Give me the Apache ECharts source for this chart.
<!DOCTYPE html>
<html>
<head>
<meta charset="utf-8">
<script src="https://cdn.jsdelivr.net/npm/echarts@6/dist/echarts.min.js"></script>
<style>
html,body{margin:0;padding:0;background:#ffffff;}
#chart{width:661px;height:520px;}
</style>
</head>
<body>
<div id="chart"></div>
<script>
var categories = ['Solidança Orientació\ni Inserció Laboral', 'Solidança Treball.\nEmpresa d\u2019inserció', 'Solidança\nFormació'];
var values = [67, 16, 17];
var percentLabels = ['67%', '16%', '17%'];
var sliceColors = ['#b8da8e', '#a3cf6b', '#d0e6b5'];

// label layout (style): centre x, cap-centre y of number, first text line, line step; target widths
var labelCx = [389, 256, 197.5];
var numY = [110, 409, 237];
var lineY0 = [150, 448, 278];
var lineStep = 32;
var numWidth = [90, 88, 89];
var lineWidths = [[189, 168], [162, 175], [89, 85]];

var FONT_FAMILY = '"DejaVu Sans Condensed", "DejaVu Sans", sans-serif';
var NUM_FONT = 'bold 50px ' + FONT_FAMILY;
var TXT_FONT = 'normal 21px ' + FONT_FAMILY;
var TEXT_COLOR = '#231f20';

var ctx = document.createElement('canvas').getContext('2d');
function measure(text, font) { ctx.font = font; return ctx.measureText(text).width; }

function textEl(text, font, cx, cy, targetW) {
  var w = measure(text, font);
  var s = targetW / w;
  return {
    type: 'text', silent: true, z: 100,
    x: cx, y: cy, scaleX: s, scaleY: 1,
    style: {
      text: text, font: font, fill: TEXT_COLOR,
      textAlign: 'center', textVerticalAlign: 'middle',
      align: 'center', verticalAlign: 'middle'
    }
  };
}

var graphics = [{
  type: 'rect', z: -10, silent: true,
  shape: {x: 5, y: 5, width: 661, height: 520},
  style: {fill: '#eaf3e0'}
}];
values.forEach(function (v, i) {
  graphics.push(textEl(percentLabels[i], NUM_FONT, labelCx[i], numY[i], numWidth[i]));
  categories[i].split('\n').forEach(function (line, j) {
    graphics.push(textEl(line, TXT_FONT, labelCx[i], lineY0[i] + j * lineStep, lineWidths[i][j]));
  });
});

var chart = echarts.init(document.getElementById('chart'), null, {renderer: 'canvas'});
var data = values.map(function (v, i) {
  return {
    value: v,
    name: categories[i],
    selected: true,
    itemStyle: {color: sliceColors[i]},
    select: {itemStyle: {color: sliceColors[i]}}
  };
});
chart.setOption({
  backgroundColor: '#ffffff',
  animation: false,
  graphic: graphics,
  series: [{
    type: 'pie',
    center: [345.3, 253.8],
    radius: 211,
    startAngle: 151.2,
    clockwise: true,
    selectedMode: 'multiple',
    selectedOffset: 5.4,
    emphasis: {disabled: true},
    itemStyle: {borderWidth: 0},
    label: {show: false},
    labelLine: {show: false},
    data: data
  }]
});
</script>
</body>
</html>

* * *

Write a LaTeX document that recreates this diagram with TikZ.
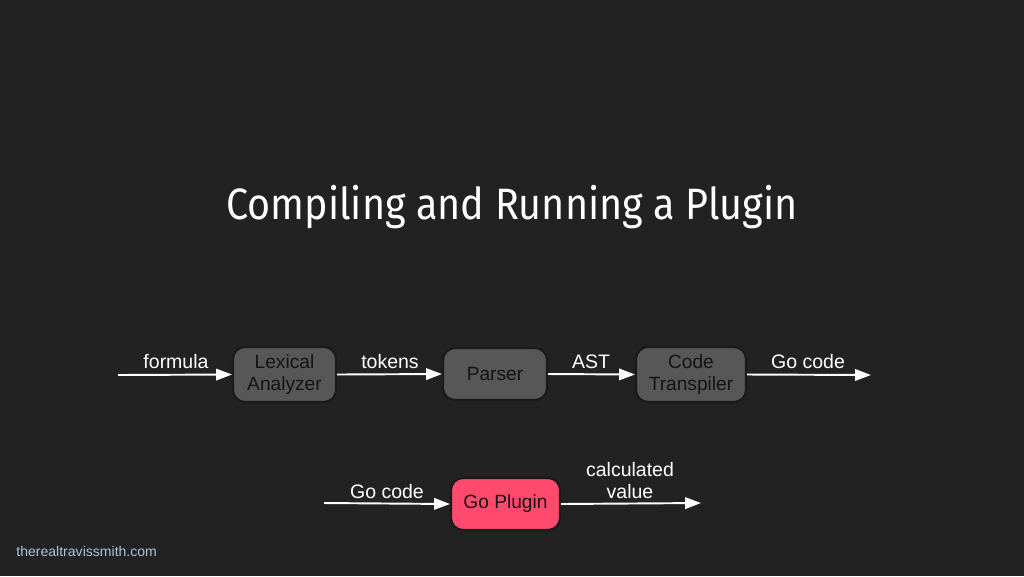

Task prompt → In the data above, find the line that contains "Give me the" and the line that contains "var lineWidths = [[189, 168], [162, 175], [89, 85]];". Repeat exactly those lines and every line between them, and only those.

Correct result →
Give me the Apache ECharts source for this chart.
<!DOCTYPE html>
<html>
<head>
<meta charset="utf-8">
<script src="https://cdn.jsdelivr.net/npm/echarts@6/dist/echarts.min.js"></script>
<style>
html,body{margin:0;padding:0;background:#ffffff;}
#chart{width:661px;height:520px;}
</style>
</head>
<body>
<div id="chart"></div>
<script>
var categories = ['Solidança Orientació\ni Inserció Laboral', 'Solidança Treball.\nEmpresa d\u2019inserció', 'Solidança\nFormació'];
var values = [67, 16, 17];
var percentLabels = ['67%', '16%', '17%'];
var sliceColors = ['#b8da8e', '#a3cf6b', '#d0e6b5'];

// label layout (style): centre x, cap-centre y of number, first text line, line step; target widths
var labelCx = [389, 256, 197.5];
var numY = [110, 409, 237];
var lineY0 = [150, 448, 278];
var lineStep = 32;
var numWidth = [90, 88, 89];
var lineWidths = [[189, 168], [162, 175], [89, 85]];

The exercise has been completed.